--- TASK TO COMPLETE ---
In the records below, reproduce exactly the lines from the one containing "Clone this chart in Apache ECharts." through the one containing "Arial, Helvetica, sans-serif';", both included, and omit the pictures.

(Records with drawing code)
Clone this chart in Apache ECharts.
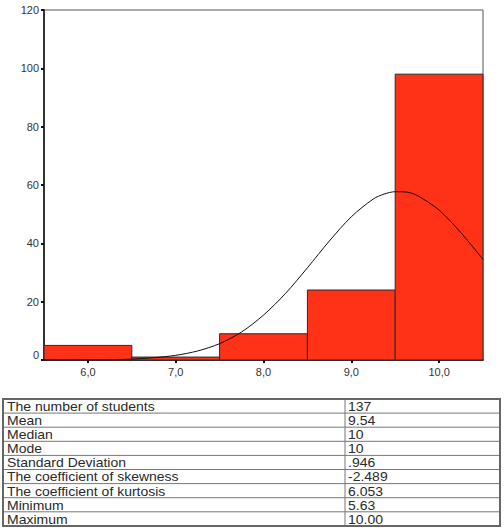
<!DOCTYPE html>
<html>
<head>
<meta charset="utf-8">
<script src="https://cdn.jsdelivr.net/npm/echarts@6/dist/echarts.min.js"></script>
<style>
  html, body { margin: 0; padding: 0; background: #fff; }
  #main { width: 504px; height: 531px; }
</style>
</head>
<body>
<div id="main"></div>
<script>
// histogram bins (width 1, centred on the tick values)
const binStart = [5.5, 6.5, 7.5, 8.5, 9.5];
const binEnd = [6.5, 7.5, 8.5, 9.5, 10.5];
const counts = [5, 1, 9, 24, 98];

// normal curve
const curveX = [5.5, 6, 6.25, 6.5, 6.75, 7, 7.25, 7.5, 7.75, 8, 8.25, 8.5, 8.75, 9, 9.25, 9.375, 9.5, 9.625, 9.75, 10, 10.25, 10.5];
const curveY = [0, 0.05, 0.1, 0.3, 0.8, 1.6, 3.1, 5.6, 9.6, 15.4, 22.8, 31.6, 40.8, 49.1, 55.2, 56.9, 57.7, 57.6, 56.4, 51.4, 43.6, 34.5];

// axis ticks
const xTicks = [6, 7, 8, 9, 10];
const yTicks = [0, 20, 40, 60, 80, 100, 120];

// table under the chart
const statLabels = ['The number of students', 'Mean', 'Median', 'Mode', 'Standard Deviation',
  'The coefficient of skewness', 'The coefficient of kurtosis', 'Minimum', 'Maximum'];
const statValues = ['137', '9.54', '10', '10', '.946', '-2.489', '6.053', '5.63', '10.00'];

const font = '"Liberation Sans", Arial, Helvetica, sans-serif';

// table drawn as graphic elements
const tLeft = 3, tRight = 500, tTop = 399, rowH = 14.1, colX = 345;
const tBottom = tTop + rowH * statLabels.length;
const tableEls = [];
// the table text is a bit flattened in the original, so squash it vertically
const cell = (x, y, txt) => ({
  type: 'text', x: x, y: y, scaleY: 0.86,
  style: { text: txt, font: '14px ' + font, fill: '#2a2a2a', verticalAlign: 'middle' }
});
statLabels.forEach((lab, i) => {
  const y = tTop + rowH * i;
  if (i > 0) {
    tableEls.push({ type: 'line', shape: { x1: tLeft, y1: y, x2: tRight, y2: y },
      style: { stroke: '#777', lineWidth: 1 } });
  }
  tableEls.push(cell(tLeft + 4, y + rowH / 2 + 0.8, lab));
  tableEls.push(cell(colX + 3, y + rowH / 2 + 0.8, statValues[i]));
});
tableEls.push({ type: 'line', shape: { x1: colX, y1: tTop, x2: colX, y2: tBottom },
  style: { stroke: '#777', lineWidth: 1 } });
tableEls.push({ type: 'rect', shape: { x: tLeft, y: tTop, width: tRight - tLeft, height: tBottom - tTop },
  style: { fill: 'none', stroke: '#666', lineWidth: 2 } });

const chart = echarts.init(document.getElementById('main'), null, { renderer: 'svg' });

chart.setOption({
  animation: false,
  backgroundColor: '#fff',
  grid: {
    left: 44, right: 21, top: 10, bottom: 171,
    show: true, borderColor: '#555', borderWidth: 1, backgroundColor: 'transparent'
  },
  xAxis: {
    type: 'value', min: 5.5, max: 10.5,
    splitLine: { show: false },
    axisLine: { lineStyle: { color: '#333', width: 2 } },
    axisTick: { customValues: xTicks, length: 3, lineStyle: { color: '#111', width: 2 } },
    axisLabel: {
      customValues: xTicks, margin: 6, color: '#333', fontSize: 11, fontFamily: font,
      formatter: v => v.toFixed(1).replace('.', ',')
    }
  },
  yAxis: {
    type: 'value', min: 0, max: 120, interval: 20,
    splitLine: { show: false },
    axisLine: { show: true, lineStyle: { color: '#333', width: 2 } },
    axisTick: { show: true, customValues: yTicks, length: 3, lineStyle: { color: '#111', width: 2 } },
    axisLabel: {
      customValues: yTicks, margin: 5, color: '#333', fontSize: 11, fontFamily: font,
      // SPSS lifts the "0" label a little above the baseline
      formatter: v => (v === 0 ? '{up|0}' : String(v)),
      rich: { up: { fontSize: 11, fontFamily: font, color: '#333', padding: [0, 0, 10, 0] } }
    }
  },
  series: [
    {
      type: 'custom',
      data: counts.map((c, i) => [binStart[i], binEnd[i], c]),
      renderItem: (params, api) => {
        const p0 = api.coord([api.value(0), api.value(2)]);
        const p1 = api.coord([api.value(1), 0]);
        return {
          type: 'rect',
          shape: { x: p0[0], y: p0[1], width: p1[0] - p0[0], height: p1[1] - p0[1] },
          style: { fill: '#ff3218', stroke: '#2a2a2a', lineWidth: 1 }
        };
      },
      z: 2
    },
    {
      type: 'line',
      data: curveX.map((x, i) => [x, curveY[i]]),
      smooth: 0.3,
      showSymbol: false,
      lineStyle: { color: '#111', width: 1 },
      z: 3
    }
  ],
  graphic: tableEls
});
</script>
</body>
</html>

* * *

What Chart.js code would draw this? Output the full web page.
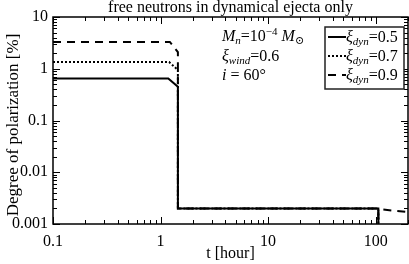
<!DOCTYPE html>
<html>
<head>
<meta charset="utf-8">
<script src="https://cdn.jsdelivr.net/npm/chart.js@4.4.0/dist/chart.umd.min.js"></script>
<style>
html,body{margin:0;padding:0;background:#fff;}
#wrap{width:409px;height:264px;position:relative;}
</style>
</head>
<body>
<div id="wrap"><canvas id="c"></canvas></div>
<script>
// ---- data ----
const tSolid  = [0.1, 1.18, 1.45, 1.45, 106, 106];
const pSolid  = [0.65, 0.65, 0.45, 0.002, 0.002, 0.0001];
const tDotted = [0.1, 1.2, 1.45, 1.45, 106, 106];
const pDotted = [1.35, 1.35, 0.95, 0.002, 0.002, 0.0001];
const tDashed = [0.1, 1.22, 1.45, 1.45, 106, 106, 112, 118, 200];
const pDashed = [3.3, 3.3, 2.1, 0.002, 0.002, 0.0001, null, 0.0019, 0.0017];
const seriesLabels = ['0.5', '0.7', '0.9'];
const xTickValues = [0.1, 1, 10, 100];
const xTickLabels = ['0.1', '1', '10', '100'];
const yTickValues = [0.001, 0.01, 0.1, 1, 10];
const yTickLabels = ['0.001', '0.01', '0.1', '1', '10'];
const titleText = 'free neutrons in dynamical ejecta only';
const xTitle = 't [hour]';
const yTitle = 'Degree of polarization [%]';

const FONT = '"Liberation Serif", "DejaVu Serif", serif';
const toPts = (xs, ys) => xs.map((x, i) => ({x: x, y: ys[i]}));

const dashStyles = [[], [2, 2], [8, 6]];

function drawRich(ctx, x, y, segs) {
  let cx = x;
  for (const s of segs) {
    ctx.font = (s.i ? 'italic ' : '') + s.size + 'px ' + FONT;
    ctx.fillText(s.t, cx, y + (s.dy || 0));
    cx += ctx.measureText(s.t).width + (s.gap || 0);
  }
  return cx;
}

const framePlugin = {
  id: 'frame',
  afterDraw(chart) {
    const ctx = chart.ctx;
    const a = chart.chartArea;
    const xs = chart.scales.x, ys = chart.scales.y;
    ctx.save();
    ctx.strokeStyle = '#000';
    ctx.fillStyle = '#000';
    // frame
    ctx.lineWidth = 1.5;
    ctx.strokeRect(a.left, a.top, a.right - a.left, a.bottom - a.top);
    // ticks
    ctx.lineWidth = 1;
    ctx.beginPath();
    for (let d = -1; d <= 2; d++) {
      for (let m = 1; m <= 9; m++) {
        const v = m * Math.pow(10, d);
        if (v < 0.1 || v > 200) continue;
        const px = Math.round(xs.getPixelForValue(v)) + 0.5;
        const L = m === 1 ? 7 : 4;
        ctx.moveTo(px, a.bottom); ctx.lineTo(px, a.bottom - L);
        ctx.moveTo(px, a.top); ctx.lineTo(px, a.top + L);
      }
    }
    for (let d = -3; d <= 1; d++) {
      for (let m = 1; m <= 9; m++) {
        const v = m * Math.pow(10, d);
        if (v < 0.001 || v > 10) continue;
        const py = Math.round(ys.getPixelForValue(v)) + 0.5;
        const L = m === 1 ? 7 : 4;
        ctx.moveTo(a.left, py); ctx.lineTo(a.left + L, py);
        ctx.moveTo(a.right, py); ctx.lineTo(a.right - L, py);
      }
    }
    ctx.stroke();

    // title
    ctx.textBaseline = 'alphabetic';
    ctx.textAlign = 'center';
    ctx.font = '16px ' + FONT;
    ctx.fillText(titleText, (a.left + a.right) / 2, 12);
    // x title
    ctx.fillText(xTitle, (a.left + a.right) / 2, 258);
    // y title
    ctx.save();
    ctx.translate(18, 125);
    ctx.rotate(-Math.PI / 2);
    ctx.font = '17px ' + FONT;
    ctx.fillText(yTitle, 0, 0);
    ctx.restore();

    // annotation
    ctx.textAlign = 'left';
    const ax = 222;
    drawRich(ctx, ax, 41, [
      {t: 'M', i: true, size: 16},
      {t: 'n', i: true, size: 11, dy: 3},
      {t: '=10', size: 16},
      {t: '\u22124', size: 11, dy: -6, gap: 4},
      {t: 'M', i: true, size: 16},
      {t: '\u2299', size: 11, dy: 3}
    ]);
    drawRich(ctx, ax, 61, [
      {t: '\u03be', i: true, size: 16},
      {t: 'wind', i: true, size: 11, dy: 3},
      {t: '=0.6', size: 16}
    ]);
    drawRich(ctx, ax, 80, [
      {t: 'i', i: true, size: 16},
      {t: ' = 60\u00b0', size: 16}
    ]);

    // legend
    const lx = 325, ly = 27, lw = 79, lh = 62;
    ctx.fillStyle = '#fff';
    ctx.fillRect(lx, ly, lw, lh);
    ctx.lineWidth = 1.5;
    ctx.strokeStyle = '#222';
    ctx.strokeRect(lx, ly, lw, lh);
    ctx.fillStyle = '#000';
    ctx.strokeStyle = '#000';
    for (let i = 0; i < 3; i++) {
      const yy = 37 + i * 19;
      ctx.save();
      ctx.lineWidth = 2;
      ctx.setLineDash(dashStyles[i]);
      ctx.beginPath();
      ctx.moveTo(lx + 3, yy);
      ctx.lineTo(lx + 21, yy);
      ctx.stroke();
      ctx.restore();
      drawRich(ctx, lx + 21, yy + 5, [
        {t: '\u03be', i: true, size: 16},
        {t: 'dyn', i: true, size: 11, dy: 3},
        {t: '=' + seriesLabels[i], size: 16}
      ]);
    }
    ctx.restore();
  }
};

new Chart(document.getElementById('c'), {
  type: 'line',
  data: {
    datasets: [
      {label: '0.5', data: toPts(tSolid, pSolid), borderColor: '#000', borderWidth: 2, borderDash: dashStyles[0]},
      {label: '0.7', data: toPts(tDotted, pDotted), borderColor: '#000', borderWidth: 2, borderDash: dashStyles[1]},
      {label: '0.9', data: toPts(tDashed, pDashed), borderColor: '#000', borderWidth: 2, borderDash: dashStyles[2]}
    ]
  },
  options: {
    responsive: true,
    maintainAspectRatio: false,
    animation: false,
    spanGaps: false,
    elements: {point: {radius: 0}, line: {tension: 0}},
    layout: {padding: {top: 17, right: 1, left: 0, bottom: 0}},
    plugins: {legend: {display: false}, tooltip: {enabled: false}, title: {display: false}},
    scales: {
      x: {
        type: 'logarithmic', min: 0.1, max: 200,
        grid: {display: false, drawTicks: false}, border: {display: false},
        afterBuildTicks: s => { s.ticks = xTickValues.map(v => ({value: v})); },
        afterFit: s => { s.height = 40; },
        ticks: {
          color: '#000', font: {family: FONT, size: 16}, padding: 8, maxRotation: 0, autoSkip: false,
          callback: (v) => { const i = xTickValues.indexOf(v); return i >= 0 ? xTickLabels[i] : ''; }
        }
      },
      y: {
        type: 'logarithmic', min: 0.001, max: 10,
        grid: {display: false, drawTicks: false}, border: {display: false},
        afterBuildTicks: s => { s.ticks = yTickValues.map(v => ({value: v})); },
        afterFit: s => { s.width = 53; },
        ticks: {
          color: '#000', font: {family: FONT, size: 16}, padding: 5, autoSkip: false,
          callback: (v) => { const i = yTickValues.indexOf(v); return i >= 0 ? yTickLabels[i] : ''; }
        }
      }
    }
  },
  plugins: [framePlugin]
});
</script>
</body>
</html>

==

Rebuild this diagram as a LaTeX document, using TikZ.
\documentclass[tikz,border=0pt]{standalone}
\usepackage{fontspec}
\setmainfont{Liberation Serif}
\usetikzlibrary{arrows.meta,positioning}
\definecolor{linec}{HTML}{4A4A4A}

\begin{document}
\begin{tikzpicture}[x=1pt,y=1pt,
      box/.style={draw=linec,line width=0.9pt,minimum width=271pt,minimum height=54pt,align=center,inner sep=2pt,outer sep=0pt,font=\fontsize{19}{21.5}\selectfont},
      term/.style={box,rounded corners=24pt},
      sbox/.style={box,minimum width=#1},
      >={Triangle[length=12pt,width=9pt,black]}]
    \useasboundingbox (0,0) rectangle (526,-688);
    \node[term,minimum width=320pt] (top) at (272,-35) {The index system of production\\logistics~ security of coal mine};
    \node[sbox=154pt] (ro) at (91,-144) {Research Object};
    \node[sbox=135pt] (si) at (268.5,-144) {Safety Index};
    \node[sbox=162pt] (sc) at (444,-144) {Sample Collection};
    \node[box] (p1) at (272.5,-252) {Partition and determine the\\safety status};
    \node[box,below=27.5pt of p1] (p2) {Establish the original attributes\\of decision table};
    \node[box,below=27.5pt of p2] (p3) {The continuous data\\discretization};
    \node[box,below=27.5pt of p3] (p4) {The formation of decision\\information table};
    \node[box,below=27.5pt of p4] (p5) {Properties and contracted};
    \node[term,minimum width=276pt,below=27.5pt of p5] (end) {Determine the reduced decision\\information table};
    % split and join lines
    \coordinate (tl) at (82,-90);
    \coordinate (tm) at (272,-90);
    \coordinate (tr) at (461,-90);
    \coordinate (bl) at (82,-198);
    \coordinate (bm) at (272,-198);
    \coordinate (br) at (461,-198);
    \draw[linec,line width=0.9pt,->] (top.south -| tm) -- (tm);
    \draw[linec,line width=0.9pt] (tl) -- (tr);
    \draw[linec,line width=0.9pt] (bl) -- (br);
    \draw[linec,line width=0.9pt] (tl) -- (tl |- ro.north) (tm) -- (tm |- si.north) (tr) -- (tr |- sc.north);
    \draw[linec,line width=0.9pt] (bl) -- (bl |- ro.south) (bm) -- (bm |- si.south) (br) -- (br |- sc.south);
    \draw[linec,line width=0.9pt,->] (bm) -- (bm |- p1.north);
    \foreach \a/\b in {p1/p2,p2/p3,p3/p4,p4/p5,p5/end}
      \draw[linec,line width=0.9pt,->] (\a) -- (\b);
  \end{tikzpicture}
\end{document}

--- PROBLEM SOLUTION ---
Clone this chart in Apache ECharts.
<!DOCTYPE html>
<html>
<head>
<meta charset="utf-8">
<script src="https://cdn.jsdelivr.net/npm/echarts@6/dist/echarts.min.js"></script>
<style>
  html, body { margin: 0; padding: 0; background: #fff; }
  #main { width: 504px; height: 531px; }
</style>
</head>
<body>
<div id="main"></div>
<script>
// histogram bins (width 1, centred on the tick values)
const binStart = [5.5, 6.5, 7.5, 8.5, 9.5];
const binEnd = [6.5, 7.5, 8.5, 9.5, 10.5];
const counts = [5, 1, 9, 24, 98];

// normal curve
const curveX = [5.5, 6, 6.25, 6.5, 6.75, 7, 7.25, 7.5, 7.75, 8, 8.25, 8.5, 8.75, 9, 9.25, 9.375, 9.5, 9.625, 9.75, 10, 10.25, 10.5];
const curveY = [0, 0.05, 0.1, 0.3, 0.8, 1.6, 3.1, 5.6, 9.6, 15.4, 22.8, 31.6, 40.8, 49.1, 55.2, 56.9, 57.7, 57.6, 56.4, 51.4, 43.6, 34.5];

// axis ticks
const xTicks = [6, 7, 8, 9, 10];
const yTicks = [0, 20, 40, 60, 80, 100, 120];

// table under the chart
const statLabels = ['The number of students', 'Mean', 'Median', 'Mode', 'Standard Deviation',
  'The coefficient of skewness', 'The coefficient of kurtosis', 'Minimum', 'Maximum'];
const statValues = ['137', '9.54', '10', '10', '.946', '-2.489', '6.053', '5.63', '10.00'];

const font = '"Liberation Sans", Arial, Helvetica, sans-serif';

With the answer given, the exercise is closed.